Wo beginnt die Melancholie und wann die Depression?
Wenn die Melancholie chronisch wird und man sich unkontrolliert der dunklen Seligkeit hingibt, kreative Tätigkeiten nicht mehr ausführbar sind und man jeglichen Halt verliert, erscheint die Depression. Während man an melancholisch eingefärbten Tagen auf dem Bug eines Schiffes den unendlich wirkenden Horizont bestaunt – springt der Depressive vom Boot und hat Angst davor, in den Tiefen des Meeres zu ertrinken. Es kann eine schmale Gradwanderung sein, wie mit so vielen Dingen im Leben.
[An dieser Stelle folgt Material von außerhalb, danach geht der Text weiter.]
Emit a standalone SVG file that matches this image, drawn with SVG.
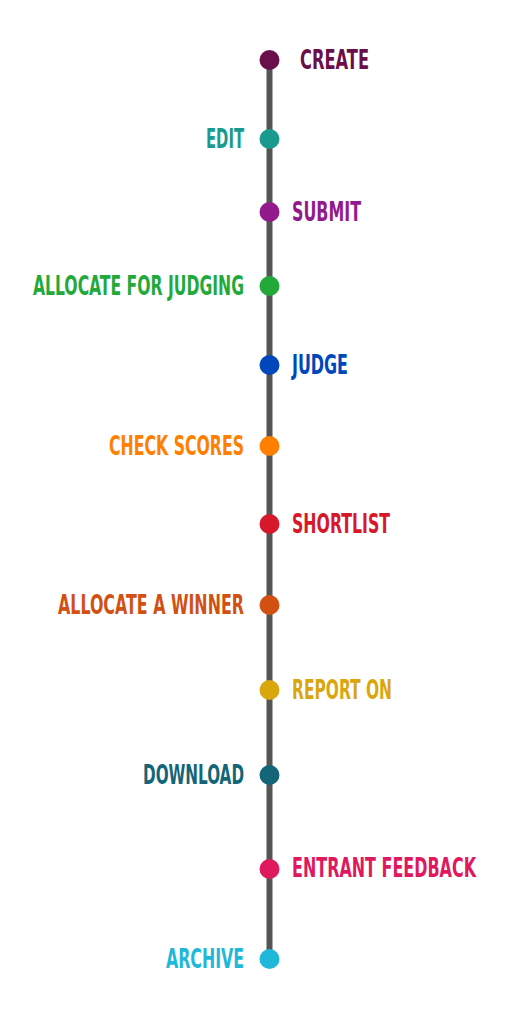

Geben wir uns dem Wandel und Rhythmus des Lebens hin, so schwimmen wir mit dem Kopf über dem Wasser durch den Fluss der Möglichkeiten. Halten wir uns jedoch an einem Ufer der Schwermütigkeit fest – kann uns der Sog des Wassers in die Tiefe ziehen. Während die Welt im Außen verrückt zu spielen scheint, kann der Rückzug aus dem Chaos ein Mittel zur Krisenbewältigung darstellen. Wer das Schlechte in der Welt sieht, kann das Potential zur Verbesserung entdecken! Wichtig ist es hierbei nicht in der Schlechtigkeit zu verharren – sondern gestärkt daraus emporzusteigen und sich dann wieder der Vollkommenheit eines Baumes, der Schönheit eines Blattes und der Wertigkeit eines jeden einzelnen Momentes zu widmen.
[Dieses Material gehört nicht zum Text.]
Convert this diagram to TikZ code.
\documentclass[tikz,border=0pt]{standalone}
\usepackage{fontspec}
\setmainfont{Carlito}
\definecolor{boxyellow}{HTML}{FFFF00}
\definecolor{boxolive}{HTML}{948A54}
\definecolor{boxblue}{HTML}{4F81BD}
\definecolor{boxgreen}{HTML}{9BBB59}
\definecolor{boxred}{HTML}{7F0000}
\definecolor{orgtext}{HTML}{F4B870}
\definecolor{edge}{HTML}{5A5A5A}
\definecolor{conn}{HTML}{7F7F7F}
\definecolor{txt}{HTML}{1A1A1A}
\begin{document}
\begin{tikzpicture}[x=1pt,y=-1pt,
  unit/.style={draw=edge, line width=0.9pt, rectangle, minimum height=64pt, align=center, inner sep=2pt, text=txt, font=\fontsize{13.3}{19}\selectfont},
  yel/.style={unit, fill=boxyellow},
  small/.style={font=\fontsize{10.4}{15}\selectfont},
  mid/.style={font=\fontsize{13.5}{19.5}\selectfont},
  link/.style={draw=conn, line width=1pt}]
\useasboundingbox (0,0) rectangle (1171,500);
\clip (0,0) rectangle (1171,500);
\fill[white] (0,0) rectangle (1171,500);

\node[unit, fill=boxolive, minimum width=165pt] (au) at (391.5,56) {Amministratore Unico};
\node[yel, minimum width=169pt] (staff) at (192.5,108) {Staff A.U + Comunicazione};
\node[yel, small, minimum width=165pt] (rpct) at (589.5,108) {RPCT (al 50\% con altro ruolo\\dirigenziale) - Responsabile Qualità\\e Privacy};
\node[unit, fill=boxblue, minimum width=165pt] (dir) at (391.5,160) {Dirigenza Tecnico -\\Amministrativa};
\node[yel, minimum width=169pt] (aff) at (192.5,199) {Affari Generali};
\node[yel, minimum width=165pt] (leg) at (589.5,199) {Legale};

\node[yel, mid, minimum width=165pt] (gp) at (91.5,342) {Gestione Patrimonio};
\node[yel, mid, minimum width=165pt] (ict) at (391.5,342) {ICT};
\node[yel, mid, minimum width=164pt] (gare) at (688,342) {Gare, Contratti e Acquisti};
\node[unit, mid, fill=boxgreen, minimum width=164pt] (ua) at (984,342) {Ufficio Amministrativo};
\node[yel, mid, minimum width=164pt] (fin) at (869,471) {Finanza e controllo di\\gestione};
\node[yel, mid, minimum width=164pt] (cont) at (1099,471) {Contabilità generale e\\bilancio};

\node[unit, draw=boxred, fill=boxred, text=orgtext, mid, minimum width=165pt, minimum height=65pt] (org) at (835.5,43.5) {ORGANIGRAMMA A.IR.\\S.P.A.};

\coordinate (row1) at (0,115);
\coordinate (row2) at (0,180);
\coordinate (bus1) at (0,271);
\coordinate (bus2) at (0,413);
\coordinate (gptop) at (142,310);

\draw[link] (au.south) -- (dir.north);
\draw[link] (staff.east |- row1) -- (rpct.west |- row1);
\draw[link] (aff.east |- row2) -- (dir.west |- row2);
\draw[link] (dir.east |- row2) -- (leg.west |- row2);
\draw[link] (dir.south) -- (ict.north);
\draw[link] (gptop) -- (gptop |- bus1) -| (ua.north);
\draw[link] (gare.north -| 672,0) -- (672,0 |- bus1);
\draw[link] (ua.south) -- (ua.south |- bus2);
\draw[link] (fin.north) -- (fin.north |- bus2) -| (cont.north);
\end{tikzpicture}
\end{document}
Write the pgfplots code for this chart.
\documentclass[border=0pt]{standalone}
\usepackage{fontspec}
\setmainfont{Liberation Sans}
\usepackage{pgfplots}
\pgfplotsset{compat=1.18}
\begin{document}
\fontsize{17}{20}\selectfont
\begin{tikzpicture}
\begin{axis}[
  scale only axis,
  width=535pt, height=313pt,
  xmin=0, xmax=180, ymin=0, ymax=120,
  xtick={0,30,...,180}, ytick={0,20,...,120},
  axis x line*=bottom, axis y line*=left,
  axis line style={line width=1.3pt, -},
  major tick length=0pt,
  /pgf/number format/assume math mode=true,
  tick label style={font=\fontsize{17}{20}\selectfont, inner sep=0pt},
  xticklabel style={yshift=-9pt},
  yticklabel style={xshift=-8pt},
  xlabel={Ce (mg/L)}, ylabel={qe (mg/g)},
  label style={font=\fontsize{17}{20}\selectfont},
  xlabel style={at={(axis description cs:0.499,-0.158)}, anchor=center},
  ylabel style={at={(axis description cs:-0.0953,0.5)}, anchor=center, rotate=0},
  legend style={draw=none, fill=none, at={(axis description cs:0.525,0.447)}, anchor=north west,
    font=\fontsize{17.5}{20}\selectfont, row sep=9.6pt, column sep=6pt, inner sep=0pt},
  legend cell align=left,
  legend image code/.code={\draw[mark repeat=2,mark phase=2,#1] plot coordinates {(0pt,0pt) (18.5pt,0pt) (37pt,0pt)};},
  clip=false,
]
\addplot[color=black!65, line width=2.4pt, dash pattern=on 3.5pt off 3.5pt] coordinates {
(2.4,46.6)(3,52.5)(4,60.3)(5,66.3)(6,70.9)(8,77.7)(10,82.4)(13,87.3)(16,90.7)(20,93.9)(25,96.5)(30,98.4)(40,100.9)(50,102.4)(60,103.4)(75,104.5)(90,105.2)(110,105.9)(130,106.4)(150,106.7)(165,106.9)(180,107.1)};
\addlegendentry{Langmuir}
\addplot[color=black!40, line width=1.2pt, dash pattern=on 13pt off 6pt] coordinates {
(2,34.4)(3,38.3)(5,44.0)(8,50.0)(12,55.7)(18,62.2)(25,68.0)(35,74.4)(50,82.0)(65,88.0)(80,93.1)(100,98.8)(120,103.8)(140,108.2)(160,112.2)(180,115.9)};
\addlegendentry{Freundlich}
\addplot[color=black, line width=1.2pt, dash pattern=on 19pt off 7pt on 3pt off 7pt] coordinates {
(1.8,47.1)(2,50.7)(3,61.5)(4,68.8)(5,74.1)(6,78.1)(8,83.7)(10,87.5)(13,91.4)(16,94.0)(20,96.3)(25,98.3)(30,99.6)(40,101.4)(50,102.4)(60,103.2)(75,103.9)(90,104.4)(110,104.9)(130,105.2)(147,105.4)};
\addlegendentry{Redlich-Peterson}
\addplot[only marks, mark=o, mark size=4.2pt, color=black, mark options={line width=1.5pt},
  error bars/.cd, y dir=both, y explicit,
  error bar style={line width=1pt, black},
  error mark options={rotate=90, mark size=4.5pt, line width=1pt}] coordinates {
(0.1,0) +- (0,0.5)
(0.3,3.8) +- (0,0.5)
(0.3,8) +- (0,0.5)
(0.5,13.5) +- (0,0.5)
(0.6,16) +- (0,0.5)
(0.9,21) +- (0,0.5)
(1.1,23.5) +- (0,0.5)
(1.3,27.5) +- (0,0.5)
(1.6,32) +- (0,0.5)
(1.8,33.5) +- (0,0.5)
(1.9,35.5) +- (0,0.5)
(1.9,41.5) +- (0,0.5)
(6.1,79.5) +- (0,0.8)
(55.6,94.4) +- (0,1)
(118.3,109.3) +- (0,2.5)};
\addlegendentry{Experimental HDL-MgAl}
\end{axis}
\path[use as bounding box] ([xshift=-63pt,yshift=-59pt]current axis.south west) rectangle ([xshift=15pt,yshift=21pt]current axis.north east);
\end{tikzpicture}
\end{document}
Zu guter Letzt sollte erwähnt werden, dass auch die Depression einen wichtigen Sinn & Zweck im Leben erfüllt. Wir erkennen, dass unser Leben leer und trostlos erscheint und (dringend) notwendige Veränderungen benötigt. Alte Themen kommen zum Vorschein, alle Schutzmechanismen kommen zum Einsatz und die Leere hält Einzug in unser Leben - wir erkennen, dass wir Hilfe benötigen und die Zeit gekommen ist, alles bisherige in Frage zu stellen. Wir können die Depression für eine Transformation des Bewusstseins nutzen, dazu benötigt es allerdings den absoluten Willen und die Annahme von Hilfe. Auch wenn der Weg steinig und schwer erscheint, kann er uns in eine Zukunft führen - die uns soviel gerechter wird, als es unser bisheriges Leben getan hat.